Florida-based ‘Unhappy New Yorkers’ campaign targets fed-up taxpayers
Armando Codina, executive chairman of Miami real estate development firm Codina Partners, helped launch a campaign called “Unhappy New Yorkers,” aiming to attract those “fed up” with taxes and other conditions in the state.
Data from the U.S. Census Bureau showed that while Florida received more movers than any other state last year, New York’s outflows to the Sunshine State were the highest – 63,772 people. New York had the third-largest outflows of any state, with 452,580 people moving out within the past year.
The Unhappy New Yorkers campaign launched around April 15, which Armando called “an awakening day” for people who might be upset about their tax bills – thanks in part to the $10,000 cap on state and local tax deductions enacted as part of the Tax Cuts and Jobs Act. New York was found to have the highest overall state tax burden, according to a recent WalletHub study.
Florida, on the other hand, has no state income tax.
Armando said in addition to tax issues, a new pattern among millennials favoring warmer climates, job portability and the perception of an anti-business climate – bolstered by Amazon’s decision to scrap plans for its Queens HQ2 – has helped contribute to population loss in New York – to Florida’s benefit. He said he has “absolutely” seen an uptick in moves following the SALT changes.

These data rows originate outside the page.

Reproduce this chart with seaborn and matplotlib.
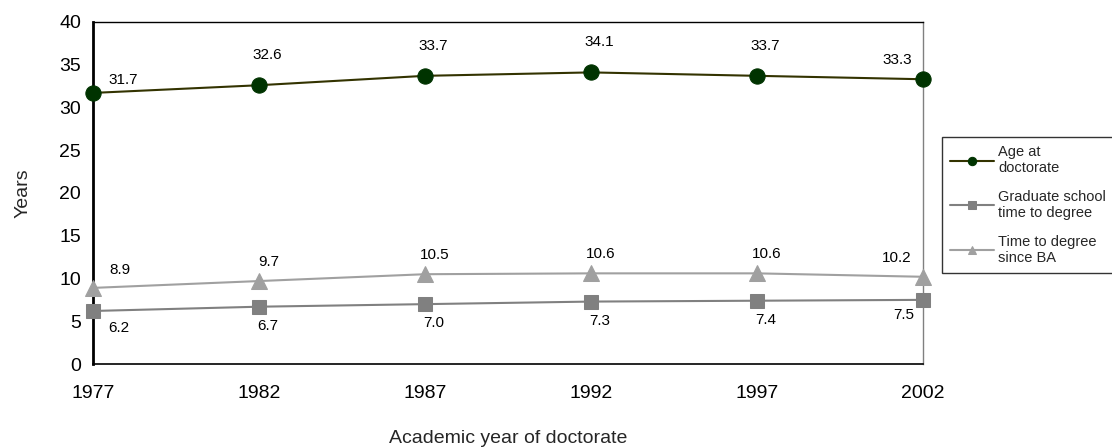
import matplotlib
matplotlib.use("Agg")
import matplotlib.pyplot as plt
import seaborn as sns
import pandas as pd

years = [1977, 1982, 1987, 1992, 1997, 2002]
age_at_doctorate = [31.7, 32.6, 33.7, 34.1, 33.7, 33.3]
grad_time_to_degree = [6.2, 6.7, 7.0, 7.3, 7.4, 7.5]
time_since_ba = [8.9, 9.7, 10.5, 10.6, 10.6, 10.2]
series_names = ["Age at\ndoctorate", "Graduate school\ntime to degree", "Time to degree\nsince BA"]

sns.set_style("white")
plt.rcParams["font.family"] = ["Liberation Sans", "DejaVu Sans"]

fig, ax = plt.subplots(figsize=(11.12, 4.48), dpi=100)
fig.subplots_adjust(left=0.0836, right=0.830, top=0.951, bottom=0.1875)

df = pd.DataFrame({"year": years, "age": age_at_doctorate,
                   "grad": grad_time_to_degree, "ba": time_since_ba})

styles = [
    ("age", dict(color="#333300", marker="o", markersize=11,
                 markerfacecolor="#003300", markeredgecolor="#003300")),
    ("grad", dict(color="#808080", marker="s", markersize=10,
                  markerfacecolor="#808080", markeredgecolor="#808080")),
    ("ba", dict(color="#A0A0A0", marker="^", markersize=12,
                markerfacecolor="#A0A0A0", markeredgecolor="#A0A0A0")),
]
handles = []
for col, kw in styles:
    sns.lineplot(data=df, x="year", y=col, ax=ax, linewidth=1.5, clip_on=False,
                 zorder=3, **kw)
    handles.append(ax.lines[-1])

# value labels (offsets in pixels)
def offs(i, n, mid, first, last):
    if i == 0:
        return first
    if i == n - 1:
        return last
    return mid

n = len(years)
for i, (x, y) in enumerate(zip(years, age_at_doctorate)):
    dx, dy = offs(i, n, (8, 30), (30, 13), (-26, 19))
    ax.annotate(f"{y:.1f}", (x, y), xytext=(dx, dy), textcoords="offset pixels",
                ha="center", va="center", fontsize=11, color="black")
for i, (x, y) in enumerate(zip(years, time_since_ba)):
    dx, dy = offs(i, n, (10, 19), (27, 18), (-26, 19))
    ax.annotate(f"{y:.1f}", (x, y), xytext=(dx, dy), textcoords="offset pixels",
                ha="center", va="center", fontsize=11, color="black")
for i, (x, y) in enumerate(zip(years, grad_time_to_degree)):
    dx, dy = offs(i, n, (9, -19), (26, -17), (-19, -15))
    ax.annotate(f"{y:.1f}", (x, y), xytext=(dx, dy), textcoords="offset pixels",
                ha="center", va="center", fontsize=11, color="black")

ax.set_xlim(1977, 2002)
ax.set_ylim(0, 40)
ax.set_xticks(years)
ax.set_yticks(range(0, 41, 5))
ax.tick_params(axis="both", labelsize=14, colors="black", direction="out",
               length=5, width=1)
ax.tick_params(axis="x", pad=10)
ax.set_xlabel("Academic year of doctorate", fontsize=14, labelpad=20)
ax.set_ylabel("Years", fontsize=14, labelpad=20)

ax.spines["left"].set_linewidth(2)
ax.spines["left"].set_color("black")
ax.spines["bottom"].set_linewidth(1.2)
ax.spines["bottom"].set_color("black")
ax.spines["top"].set_linewidth(1)
ax.spines["top"].set_color("black")
ax.spines["right"].set_linewidth(1)
ax.spines["right"].set_color("#808080")

leg = fig.legend(handles, series_names, loc="upper left",
                 bbox_to_anchor=(0.847, 0.694), borderaxespad=0, frameon=True,
                 fancybox=False, fontsize=10.5, handlelength=3.0,
                 handletextpad=0.3, labelspacing=1.0, borderpad=0.55,
                 edgecolor="black")
leg.get_frame().set_linewidth(1)
for h in leg.legend_handles:
    h.set_markersize(6)

fig.savefig("out.png", dpi=100)
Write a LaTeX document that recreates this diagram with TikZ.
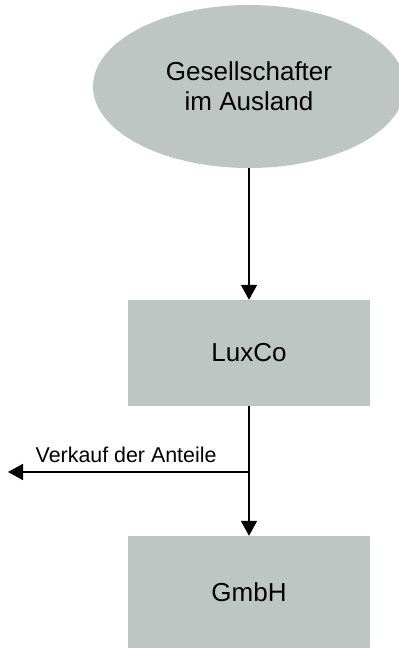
\documentclass[tikz,border=0pt]{standalone}
\usepackage{fontspec}
\setmainfont{Liberation Sans}
\usetikzlibrary{shapes.geometric,arrows.meta}

\definecolor{boxgrey}{RGB}{190,198,195}
\newcommand{\bigtxt}{\fontsize{26}{30}\selectfont}
\newcommand{\smalltxt}{\fontsize{21.4}{25}\selectfont}

\tikzset{
  entity/.style={fill=boxgrey,draw=none,inner sep=0pt,align=center,font=\bigtxt},
  firm/.style={entity,rectangle,minimum width=242pt,minimum height=#1},
  link/.style={line width=1.8pt,-{Triangle[width=16pt,length=15pt]}}
}

\begin{document}
\begin{tikzpicture}[x=1pt,y=1pt]
   \useasboundingbox (0,0) rectangle (399,649);
   % shareholder on top, the two companies below
   \node[entity,ellipse,minimum width=312pt,minimum height=163pt] (owner) at (249,562.5)
        {Gesellschafter\\im Ausland};
   \node[firm=106pt] (luxco) at (249,296) {LuxCo};
   \node[firm=112pt] (gmbh)  at (249,57)  {GmbH};
   % holding chain
   \draw[link] (owner.south) -- (luxco.north);
   \draw[link] (luxco.south) -- (gmbh.north);
   % sale branching off to the left
   \coordinate (branch) at (249,177);
   \coordinate (sale)   at (8,177);
   \draw[link] (branch) -- (sale)
        node[pos=0.51,above=5pt,font=\smalltxt] {Verkauf der Anteile};
\end{tikzpicture}
\end{document}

The campaign’s website asks whether visitors are unhappy New Yorkers due to “high taxes,” “rotten weather,” and the “outrageous cost of living.” It also has a section dedicated to “total savings” for people moving to Florida, reportedly at $24,649 for someone with an income of $100,000; $49,509 for someone with an income of $200,000 and $235,197 for people with incomes of $1 million. It is unclear what metrics were factored into those calculations.
New York’s Democratic Gov. Andrew Cuomo has said he expects the cap on state and local tax deductions to have a negative impact on the state’s population – and tax receipts. He blamed a $2.3 billion budget deficit on the new tax law, calling the state’s financial situation “as serious as a heart attack” as wealthy residents leave.
Armando noted that because of falling tax revenues, the tax situation is only likely to get worse for New York residents.
It’s not just New Yorkers leaving for Florida. The state received the most movers from other states last year. To capitalize on those trends, Armando’s firm will eventually launch similar campaigns targeting New Jersey and Connecticut, he said.
Armando noted that while his campaign is unlikely to spur moves, it could reach people who were beginning the moving process.